- Given data
============================================================

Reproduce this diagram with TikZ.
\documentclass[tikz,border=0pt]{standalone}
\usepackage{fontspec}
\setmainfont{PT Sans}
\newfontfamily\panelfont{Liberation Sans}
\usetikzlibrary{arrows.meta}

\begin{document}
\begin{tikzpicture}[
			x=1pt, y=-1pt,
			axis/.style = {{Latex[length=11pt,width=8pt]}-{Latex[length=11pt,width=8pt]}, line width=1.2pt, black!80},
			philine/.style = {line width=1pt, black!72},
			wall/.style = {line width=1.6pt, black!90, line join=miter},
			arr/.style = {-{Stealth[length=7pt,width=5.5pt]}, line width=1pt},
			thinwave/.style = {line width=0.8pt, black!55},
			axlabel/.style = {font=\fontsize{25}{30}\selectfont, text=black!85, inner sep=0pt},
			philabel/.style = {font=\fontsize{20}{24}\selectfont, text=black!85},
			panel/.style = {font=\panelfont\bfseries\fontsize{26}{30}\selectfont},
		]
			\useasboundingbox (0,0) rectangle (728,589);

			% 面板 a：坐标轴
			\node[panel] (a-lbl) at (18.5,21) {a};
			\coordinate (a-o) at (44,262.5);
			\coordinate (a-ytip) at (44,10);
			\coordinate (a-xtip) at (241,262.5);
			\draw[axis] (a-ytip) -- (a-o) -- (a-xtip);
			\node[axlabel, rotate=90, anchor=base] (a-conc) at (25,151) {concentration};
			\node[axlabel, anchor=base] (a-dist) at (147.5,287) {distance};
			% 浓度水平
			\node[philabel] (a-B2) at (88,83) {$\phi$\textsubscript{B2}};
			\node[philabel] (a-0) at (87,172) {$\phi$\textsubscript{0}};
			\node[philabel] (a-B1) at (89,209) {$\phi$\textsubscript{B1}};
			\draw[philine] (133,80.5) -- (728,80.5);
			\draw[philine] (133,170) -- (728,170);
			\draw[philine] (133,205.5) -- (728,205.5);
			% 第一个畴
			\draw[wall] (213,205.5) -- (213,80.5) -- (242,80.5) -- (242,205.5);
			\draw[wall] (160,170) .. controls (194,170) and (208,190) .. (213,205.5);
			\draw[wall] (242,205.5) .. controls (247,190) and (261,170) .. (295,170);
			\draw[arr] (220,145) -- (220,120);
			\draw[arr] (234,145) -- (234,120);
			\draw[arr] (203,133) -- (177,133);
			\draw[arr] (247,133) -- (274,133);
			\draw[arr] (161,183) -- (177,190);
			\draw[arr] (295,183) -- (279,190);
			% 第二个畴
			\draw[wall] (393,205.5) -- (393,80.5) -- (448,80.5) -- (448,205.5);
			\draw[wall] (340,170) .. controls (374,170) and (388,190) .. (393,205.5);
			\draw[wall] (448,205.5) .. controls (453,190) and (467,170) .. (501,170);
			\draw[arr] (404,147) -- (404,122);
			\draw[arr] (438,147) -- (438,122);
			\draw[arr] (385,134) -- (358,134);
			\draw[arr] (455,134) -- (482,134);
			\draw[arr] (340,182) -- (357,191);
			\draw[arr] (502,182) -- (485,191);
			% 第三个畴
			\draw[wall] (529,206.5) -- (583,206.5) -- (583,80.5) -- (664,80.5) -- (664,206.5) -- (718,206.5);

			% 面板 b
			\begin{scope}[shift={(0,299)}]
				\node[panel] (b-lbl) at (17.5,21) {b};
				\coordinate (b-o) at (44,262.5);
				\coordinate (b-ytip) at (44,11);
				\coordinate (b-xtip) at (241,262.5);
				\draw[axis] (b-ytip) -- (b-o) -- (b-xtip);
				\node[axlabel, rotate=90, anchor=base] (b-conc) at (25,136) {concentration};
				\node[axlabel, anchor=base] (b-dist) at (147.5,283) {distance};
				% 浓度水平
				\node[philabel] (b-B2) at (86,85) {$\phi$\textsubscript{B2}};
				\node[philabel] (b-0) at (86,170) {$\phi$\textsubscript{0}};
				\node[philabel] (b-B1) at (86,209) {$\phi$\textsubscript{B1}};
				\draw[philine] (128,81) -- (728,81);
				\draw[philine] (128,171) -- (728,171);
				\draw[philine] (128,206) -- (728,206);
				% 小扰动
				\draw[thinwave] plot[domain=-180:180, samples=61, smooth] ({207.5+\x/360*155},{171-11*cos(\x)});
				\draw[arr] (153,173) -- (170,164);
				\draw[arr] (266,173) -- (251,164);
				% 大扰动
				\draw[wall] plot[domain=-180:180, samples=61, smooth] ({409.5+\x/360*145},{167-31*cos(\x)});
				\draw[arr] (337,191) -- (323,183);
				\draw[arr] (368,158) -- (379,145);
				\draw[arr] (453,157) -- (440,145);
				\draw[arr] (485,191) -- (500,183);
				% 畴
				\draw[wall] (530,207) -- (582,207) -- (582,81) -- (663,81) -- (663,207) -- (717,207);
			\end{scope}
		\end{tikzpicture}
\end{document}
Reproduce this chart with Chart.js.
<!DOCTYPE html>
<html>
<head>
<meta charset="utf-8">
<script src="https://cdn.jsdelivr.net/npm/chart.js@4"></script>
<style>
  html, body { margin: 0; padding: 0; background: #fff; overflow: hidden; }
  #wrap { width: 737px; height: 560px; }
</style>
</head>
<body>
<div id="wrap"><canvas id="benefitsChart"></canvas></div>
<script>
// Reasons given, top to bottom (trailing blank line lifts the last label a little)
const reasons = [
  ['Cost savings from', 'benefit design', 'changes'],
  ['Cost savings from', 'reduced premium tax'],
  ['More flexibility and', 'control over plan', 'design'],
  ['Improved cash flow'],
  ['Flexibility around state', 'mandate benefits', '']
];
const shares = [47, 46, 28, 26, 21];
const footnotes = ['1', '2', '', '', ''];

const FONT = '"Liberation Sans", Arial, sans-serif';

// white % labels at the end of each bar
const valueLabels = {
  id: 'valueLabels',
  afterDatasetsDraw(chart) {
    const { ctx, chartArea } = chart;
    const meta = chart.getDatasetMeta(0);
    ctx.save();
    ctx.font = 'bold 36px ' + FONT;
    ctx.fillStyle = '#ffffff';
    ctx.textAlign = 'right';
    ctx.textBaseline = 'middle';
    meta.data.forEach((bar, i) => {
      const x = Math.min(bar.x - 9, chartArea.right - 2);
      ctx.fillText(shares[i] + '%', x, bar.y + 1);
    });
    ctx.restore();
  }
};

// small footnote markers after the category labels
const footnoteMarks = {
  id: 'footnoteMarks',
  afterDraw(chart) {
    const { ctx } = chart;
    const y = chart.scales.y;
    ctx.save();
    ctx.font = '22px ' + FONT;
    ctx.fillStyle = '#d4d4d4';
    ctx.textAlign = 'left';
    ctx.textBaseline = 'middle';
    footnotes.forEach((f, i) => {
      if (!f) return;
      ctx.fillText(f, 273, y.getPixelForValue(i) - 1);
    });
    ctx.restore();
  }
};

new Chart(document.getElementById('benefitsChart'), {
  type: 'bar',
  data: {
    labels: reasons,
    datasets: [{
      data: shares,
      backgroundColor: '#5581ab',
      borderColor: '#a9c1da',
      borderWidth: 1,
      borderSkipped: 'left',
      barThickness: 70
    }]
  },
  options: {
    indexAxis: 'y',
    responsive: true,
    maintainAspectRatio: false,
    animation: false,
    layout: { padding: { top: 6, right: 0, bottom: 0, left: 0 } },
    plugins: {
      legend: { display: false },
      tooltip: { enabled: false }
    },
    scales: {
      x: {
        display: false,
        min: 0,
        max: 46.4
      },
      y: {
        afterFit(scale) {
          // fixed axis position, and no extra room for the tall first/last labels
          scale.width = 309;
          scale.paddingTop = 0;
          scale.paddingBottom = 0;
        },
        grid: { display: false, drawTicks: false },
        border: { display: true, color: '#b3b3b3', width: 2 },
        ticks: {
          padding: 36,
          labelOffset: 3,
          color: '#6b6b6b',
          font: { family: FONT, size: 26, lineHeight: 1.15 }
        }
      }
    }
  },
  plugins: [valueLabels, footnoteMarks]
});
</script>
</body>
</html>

============================================================

- Aim
Copy out each line of the records where the string "with" appears.

- Written response
Reproduce this diagram with TikZ.
Reproduce this chart with Chart.js.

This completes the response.